Task prompt: Look through the data below and return each line where "matplotlib" appears.

Data extract:
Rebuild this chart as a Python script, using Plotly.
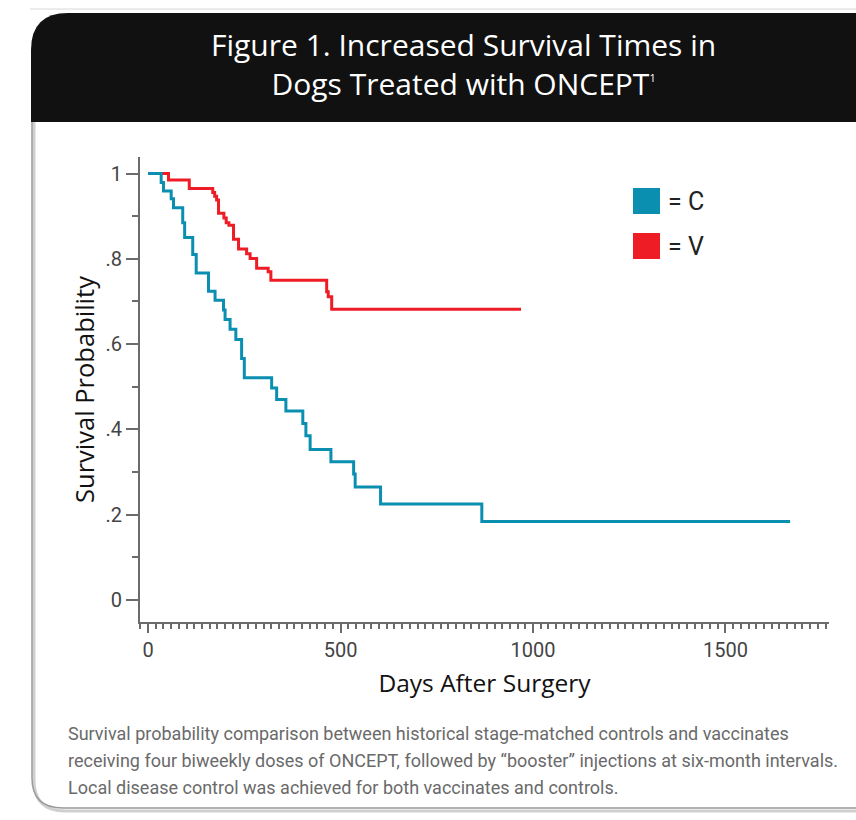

---

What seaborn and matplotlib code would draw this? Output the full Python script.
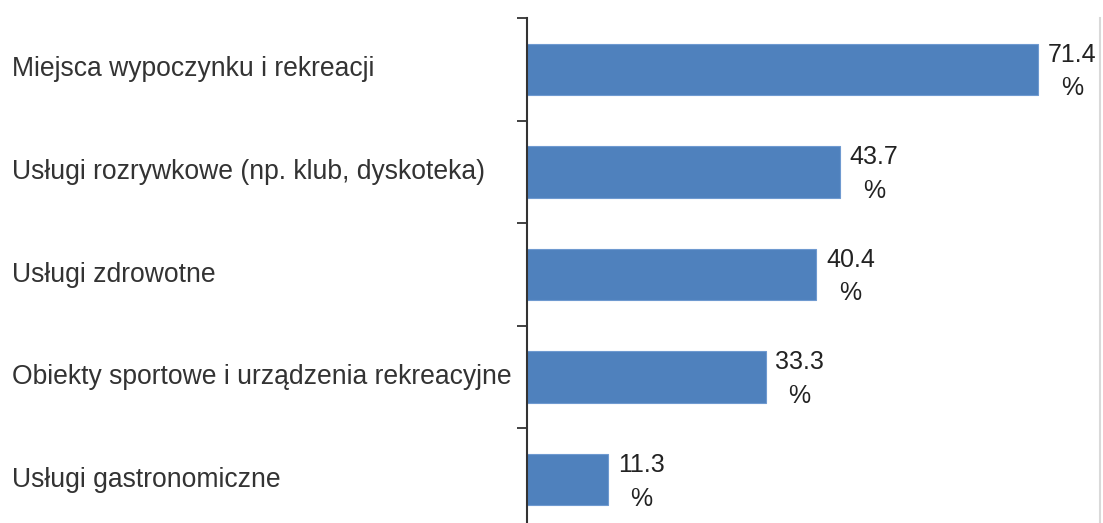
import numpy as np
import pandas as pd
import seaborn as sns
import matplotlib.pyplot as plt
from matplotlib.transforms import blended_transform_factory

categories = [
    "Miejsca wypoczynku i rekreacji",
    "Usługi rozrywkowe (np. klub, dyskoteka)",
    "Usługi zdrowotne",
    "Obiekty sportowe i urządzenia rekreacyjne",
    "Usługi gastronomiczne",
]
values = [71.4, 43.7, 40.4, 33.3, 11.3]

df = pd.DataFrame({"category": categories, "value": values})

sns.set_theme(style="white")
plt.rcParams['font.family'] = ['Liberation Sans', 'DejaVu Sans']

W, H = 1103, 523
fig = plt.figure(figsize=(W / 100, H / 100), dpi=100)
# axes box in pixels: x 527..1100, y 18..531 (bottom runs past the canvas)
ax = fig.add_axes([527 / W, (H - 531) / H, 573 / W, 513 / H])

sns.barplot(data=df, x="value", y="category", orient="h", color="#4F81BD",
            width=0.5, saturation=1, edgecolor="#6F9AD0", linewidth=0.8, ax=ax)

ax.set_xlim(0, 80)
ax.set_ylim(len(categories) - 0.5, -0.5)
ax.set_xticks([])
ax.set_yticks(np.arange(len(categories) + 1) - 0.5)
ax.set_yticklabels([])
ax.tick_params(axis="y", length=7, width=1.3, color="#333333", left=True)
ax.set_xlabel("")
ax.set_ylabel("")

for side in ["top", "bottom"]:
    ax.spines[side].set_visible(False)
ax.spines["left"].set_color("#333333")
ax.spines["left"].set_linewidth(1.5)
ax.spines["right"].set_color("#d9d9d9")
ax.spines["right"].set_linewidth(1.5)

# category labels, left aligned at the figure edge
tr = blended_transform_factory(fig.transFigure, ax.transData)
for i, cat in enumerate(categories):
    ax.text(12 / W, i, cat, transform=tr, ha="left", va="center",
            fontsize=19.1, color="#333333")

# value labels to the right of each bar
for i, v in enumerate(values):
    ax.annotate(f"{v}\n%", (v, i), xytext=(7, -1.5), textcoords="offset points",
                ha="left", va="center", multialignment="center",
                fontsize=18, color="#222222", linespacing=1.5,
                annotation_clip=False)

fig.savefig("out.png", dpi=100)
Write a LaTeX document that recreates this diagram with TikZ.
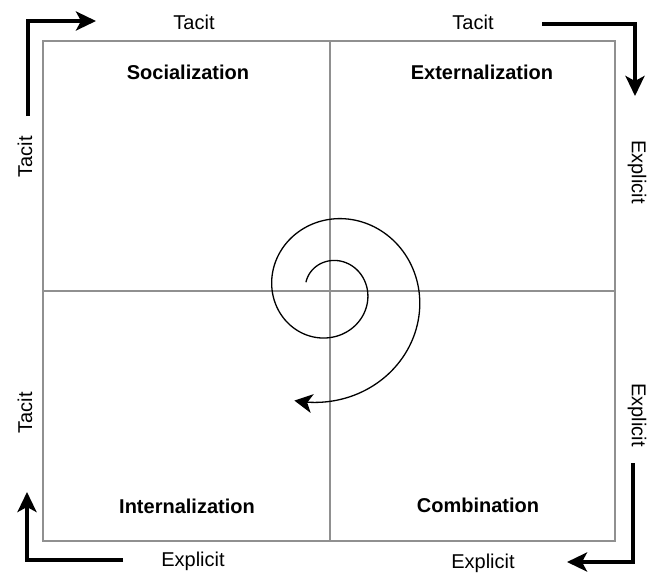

...

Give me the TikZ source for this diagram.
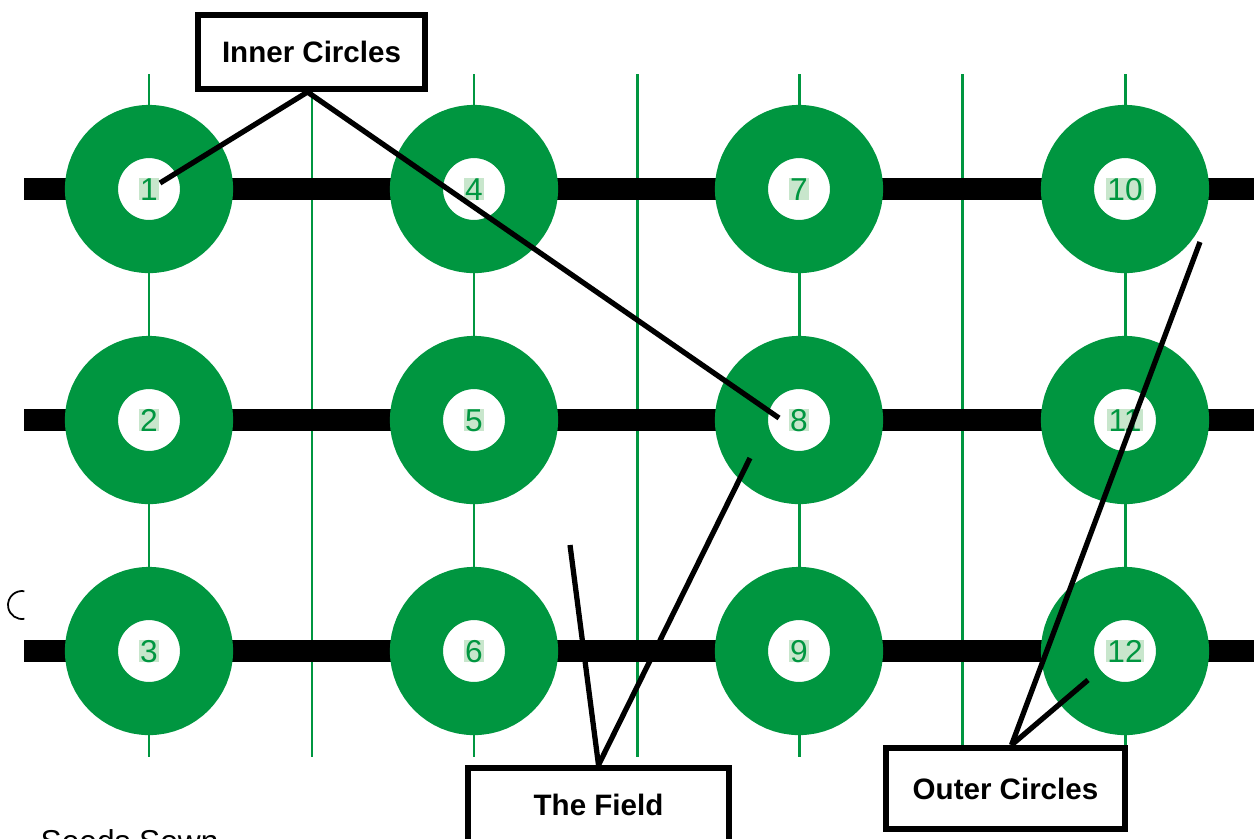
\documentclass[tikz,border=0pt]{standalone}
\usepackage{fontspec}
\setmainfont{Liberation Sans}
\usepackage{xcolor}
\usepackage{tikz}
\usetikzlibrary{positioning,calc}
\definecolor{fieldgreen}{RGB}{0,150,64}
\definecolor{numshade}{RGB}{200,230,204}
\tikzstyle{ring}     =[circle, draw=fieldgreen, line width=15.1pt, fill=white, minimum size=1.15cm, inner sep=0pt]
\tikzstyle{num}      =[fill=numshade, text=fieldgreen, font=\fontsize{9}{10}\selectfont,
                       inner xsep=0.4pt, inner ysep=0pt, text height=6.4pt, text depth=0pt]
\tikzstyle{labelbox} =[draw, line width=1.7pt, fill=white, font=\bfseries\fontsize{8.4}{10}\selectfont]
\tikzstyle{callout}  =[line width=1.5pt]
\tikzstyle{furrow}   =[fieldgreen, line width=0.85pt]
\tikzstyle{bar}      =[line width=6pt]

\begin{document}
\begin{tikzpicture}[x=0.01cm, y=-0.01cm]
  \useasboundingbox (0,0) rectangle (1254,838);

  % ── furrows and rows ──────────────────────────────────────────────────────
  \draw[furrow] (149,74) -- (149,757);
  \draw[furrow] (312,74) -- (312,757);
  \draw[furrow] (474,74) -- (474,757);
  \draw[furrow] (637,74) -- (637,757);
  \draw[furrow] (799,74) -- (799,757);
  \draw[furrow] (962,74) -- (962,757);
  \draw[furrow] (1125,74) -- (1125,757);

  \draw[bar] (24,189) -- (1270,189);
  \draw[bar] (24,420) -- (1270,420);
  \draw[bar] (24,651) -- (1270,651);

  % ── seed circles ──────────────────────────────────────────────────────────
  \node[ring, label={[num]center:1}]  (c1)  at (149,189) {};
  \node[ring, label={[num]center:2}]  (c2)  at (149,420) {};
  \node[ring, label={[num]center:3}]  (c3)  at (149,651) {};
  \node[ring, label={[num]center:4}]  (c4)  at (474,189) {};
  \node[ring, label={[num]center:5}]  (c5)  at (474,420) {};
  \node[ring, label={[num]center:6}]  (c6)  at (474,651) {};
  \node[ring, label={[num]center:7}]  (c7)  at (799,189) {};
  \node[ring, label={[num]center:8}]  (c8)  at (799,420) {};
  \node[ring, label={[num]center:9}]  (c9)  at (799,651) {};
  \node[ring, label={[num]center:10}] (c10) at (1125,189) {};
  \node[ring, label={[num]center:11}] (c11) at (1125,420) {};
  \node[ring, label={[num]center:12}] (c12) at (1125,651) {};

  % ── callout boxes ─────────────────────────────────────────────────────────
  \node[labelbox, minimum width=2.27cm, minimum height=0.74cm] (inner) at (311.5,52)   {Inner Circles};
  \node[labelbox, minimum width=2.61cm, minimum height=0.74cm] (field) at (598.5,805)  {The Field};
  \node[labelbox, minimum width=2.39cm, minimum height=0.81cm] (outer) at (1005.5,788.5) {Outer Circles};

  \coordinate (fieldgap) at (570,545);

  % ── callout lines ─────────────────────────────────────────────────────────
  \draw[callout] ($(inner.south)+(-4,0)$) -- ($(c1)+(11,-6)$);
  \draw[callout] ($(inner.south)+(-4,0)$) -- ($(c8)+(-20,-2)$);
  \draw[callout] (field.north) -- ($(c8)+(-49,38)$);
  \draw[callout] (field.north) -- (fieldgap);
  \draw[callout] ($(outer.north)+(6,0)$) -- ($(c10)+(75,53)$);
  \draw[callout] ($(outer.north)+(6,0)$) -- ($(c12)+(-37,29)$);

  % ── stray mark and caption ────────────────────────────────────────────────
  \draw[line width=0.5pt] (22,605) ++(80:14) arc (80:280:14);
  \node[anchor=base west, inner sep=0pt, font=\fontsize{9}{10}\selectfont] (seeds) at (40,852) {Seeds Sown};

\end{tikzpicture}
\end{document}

Output:
What seaborn and matplotlib code would draw this? Output the full Python script.
import matplotlib.pyplot as plt
from matplotlib.transforms import blended_transform_factory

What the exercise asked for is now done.